Given problem
Write the data out again exactly, with no pictures.
══════
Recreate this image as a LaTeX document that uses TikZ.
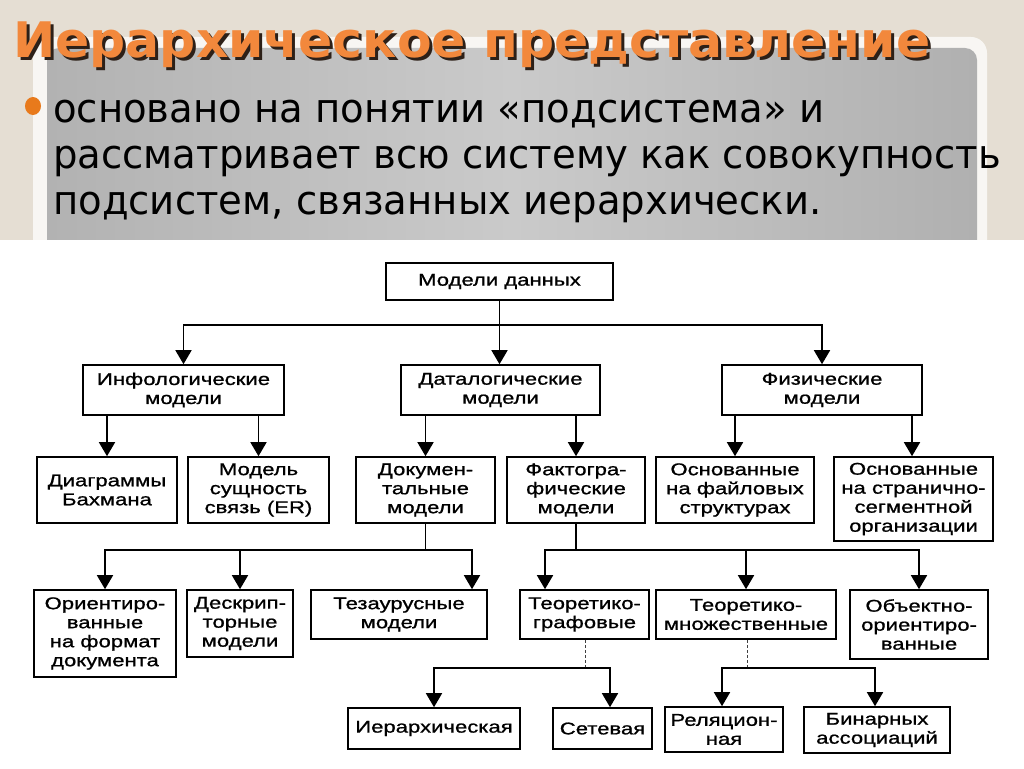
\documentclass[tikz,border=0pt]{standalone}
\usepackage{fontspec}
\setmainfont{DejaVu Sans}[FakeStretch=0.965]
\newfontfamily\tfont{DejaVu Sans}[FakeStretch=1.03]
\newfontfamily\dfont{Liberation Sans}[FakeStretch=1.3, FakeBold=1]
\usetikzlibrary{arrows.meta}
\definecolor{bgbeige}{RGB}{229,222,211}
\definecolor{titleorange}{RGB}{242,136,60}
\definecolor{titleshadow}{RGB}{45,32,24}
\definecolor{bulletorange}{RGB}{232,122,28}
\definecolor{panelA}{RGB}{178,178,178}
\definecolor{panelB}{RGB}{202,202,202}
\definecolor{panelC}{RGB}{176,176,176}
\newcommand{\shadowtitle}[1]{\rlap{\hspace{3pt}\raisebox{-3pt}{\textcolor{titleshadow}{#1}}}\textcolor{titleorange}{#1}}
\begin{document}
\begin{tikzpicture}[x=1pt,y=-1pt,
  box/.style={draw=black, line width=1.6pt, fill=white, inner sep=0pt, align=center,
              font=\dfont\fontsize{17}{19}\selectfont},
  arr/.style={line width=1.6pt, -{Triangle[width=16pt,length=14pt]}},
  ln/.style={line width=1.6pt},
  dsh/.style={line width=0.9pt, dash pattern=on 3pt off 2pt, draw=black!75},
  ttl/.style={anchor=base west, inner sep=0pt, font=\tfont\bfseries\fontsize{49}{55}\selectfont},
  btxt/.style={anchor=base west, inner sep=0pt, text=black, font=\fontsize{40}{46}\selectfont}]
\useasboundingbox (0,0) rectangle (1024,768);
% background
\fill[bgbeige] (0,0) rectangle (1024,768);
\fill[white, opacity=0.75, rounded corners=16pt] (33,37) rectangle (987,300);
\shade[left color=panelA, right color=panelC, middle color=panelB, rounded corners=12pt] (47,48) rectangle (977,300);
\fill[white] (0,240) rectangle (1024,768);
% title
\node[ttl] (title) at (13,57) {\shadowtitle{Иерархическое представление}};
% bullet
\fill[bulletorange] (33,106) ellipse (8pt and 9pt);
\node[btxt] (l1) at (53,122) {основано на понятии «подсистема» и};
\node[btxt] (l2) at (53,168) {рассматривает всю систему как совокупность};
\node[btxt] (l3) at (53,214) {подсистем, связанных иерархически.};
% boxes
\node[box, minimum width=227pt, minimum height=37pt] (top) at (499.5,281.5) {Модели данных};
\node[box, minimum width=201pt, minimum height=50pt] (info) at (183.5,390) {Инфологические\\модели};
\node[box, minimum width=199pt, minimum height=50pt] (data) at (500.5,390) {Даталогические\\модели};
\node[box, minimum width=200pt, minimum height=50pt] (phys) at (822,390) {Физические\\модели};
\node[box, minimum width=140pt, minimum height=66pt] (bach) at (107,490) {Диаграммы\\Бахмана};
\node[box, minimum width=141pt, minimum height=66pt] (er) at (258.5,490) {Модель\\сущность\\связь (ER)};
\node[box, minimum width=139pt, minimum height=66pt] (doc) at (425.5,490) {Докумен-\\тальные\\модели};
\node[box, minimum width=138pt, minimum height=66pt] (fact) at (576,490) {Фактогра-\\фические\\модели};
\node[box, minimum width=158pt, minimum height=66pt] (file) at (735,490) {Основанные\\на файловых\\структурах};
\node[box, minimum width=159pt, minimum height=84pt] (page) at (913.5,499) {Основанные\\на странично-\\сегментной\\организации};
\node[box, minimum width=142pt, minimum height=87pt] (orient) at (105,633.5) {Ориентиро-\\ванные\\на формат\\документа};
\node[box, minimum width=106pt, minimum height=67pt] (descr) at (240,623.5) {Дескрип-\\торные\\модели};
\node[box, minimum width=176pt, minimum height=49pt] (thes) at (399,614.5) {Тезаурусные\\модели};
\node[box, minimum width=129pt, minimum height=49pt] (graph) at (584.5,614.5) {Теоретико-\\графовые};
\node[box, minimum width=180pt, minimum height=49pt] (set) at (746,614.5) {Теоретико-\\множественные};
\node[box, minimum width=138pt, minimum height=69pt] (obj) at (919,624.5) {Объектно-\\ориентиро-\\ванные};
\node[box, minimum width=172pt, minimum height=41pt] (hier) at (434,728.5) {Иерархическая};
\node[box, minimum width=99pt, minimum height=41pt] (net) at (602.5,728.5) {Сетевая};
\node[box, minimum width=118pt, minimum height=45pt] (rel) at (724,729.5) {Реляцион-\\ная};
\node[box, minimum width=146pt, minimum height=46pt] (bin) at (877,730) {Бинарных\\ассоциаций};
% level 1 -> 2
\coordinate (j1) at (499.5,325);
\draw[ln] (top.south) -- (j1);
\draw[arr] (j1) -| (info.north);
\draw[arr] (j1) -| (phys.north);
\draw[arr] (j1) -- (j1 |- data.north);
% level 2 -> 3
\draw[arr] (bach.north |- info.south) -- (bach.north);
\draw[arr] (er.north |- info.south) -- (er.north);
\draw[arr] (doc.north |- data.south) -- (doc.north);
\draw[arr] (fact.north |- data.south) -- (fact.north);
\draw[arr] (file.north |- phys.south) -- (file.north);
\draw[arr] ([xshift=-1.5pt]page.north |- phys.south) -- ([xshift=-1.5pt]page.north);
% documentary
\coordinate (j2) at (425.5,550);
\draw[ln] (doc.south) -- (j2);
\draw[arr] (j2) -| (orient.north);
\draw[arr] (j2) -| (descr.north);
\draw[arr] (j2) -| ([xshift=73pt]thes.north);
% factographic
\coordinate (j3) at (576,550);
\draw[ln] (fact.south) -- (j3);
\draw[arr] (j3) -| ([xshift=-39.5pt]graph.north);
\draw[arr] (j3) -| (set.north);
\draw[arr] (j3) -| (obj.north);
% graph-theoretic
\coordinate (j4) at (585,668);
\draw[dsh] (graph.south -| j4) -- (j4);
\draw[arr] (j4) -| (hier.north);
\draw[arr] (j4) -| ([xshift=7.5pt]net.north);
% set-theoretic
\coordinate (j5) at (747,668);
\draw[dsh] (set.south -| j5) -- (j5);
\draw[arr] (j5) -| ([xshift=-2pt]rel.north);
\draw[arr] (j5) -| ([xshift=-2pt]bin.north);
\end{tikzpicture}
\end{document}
══════
Final answer
Recreate this image as a LaTeX document that uses TikZ.
\documentclass[tikz,border=0pt]{standalone}
\usepackage{fontspec}
\setmainfont{DejaVu Sans}[FakeStretch=0.965]
\newfontfamily\tfont{DejaVu Sans}[FakeStretch=1.03]
\newfontfamily\dfont{Liberation Sans}[FakeStretch=1.3, FakeBold=1]
\usetikzlibrary{arrows.meta}
\definecolor{bgbeige}{RGB}{229,222,211}
\definecolor{titleorange}{RGB}{242,136,60}
\definecolor{titleshadow}{RGB}{45,32,24}
\definecolor{bulletorange}{RGB}{232,122,28}
\definecolor{panelA}{RGB}{178,178,178}
\definecolor{panelB}{RGB}{202,202,202}
\definecolor{panelC}{RGB}{176,176,176}
\newcommand{\shadowtitle}[1]{\rlap{\hspace{3pt}\raisebox{-3pt}{\textcolor{titleshadow}{#1}}}\textcolor{titleorange}{#1}}
\begin{document}
\begin{tikzpicture}[x=1pt,y=-1pt,
  box/.style={draw=black, line width=1.6pt, fill=white, inner sep=0pt, align=center,
              font=\dfont\fontsize{17}{19}\selectfont},
  arr/.style={line width=1.6pt, -{Triangle[width=16pt,length=14pt]}},
  ln/.style={line width=1.6pt},
  dsh/.style={line width=0.9pt, dash pattern=on 3pt off 2pt, draw=black!75},
  ttl/.style={anchor=base west, inner sep=0pt, font=\tfont\bfseries\fontsize{49}{55}\selectfont},
  btxt/.style={anchor=base west, inner sep=0pt, text=black, font=\fontsize{40}{46}\selectfont}]
\useasboundingbox (0,0) rectangle (1024,768);
% background
\fill[bgbeige] (0,0) rectangle (1024,768);
\fill[white, opacity=0.75, rounded corners=16pt] (33,37) rectangle (987,300);
\shade[left color=panelA, right color=panelC, middle color=panelB, rounded corners=12pt] (47,48) rectangle (977,300);
\fill[white] (0,240) rectangle (1024,768);
% title
\node[ttl] (title) at (13,57) {\shadowtitle{Иерархическое представление}};
% bullet
\fill[bulletorange] (33,106) ellipse (8pt and 9pt);
\node[btxt] (l1) at (53,122) {основано на понятии «подсистема» и};
\node[btxt] (l2) at (53,168) {рассматривает всю систему как совокупность};
\node[btxt] (l3) at (53,214) {подсистем, связанных иерархически.};
% boxes
\node[box, minimum width=227pt, minimum height=37pt] (top) at (499.5,281.5) {Модели данных};
\node[box, minimum width=201pt, minimum height=50pt] (info) at (183.5,390) {Инфологические\\модели};
\node[box, minimum width=199pt, minimum height=50pt] (data) at (500.5,390) {Даталогические\\модели};
\node[box, minimum width=200pt, minimum height=50pt] (phys) at (822,390) {Физические\\модели};
\node[box, minimum width=140pt, minimum height=66pt] (bach) at (107,490) {Диаграммы\\Бахмана};
\node[box, minimum width=141pt, minimum height=66pt] (er) at (258.5,490) {Модель\\сущность\\связь (ER)};
\node[box, minimum width=139pt, minimum height=66pt] (doc) at (425.5,490) {Докумен-\\тальные\\модели};
\node[box, minimum width=138pt, minimum height=66pt] (fact) at (576,490) {Фактогра-\\фические\\модели};
\node[box, minimum width=158pt, minimum height=66pt] (file) at (735,490) {Основанные\\на файловых\\структурах};
\node[box, minimum width=159pt, minimum height=84pt] (page) at (913.5,499) {Основанные\\на странично-\\сегментной\\организации};
\node[box, minimum width=142pt, minimum height=87pt] (orient) at (105,633.5) {Ориентиро-\\ванные\\на формат\\документа};
\node[box, minimum width=106pt, minimum height=67pt] (descr) at (240,623.5) {Дескрип-\\торные\\модели};
\node[box, minimum width=176pt, minimum height=49pt] (thes) at (399,614.5) {Тезаурусные\\модели};
\node[box, minimum width=129pt, minimum height=49pt] (graph) at (584.5,614.5) {Теоретико-\\графовые};
\node[box, minimum width=180pt, minimum height=49pt] (set) at (746,614.5) {Теоретико-\\множественные};
\node[box, minimum width=138pt, minimum height=69pt] (obj) at (919,624.5) {Объектно-\\ориентиро-\\ванные};
\node[box, minimum width=172pt, minimum height=41pt] (hier) at (434,728.5) {Иерархическая};
\node[box, minimum width=99pt, minimum height=41pt] (net) at (602.5,728.5) {Сетевая};
\node[box, minimum width=118pt, minimum height=45pt] (rel) at (724,729.5) {Реляцион-\\ная};
\node[box, minimum width=146pt, minimum height=46pt] (bin) at (877,730) {Бинарных\\ассоциаций};
% level 1 -> 2
\coordinate (j1) at (499.5,325);
\draw[ln] (top.south) -- (j1);
\draw[arr] (j1) -| (info.north);
\draw[arr] (j1) -| (phys.north);
\draw[arr] (j1) -- (j1 |- data.north);
% level 2 -> 3
\draw[arr] (bach.north |- info.south) -- (bach.north);
\draw[arr] (er.north |- info.south) -- (er.north);
\draw[arr] (doc.north |- data.south) -- (doc.north);
\draw[arr] (fact.north |- data.south) -- (fact.north);
\draw[arr] (file.north |- phys.south) -- (file.north);
\draw[arr] ([xshift=-1.5pt]page.north |- phys.south) -- ([xshift=-1.5pt]page.north);
% documentary
\coordinate (j2) at (425.5,550);
\draw[ln] (doc.south) -- (j2);
\draw[arr] (j2) -| (orient.north);
\draw[arr] (j2) -| (descr.north);
\draw[arr] (j2) -| ([xshift=73pt]thes.north);
% factographic
\coordinate (j3) at (576,550);
\draw[ln] (fact.south) -- (j3);
\draw[arr] (j3) -| ([xshift=-39.5pt]graph.north);
\draw[arr] (j3) -| (set.north);
\draw[arr] (j3) -| (obj.north);
% graph-theoretic
\coordinate (j4) at (585,668);
\draw[dsh] (graph.south -| j4) -- (j4);
\draw[arr] (j4) -| (hier.north);
\draw[arr] (j4) -| ([xshift=7.5pt]net.north);
% set-theoretic
\coordinate (j5) at (747,668);
\draw[dsh] (set.south -| j5) -- (j5);
\draw[arr] (j5) -| ([xshift=-2pt]rel.north);
\draw[arr] (j5) -| ([xshift=-2pt]bin.north);
\end{tikzpicture}
\end{document}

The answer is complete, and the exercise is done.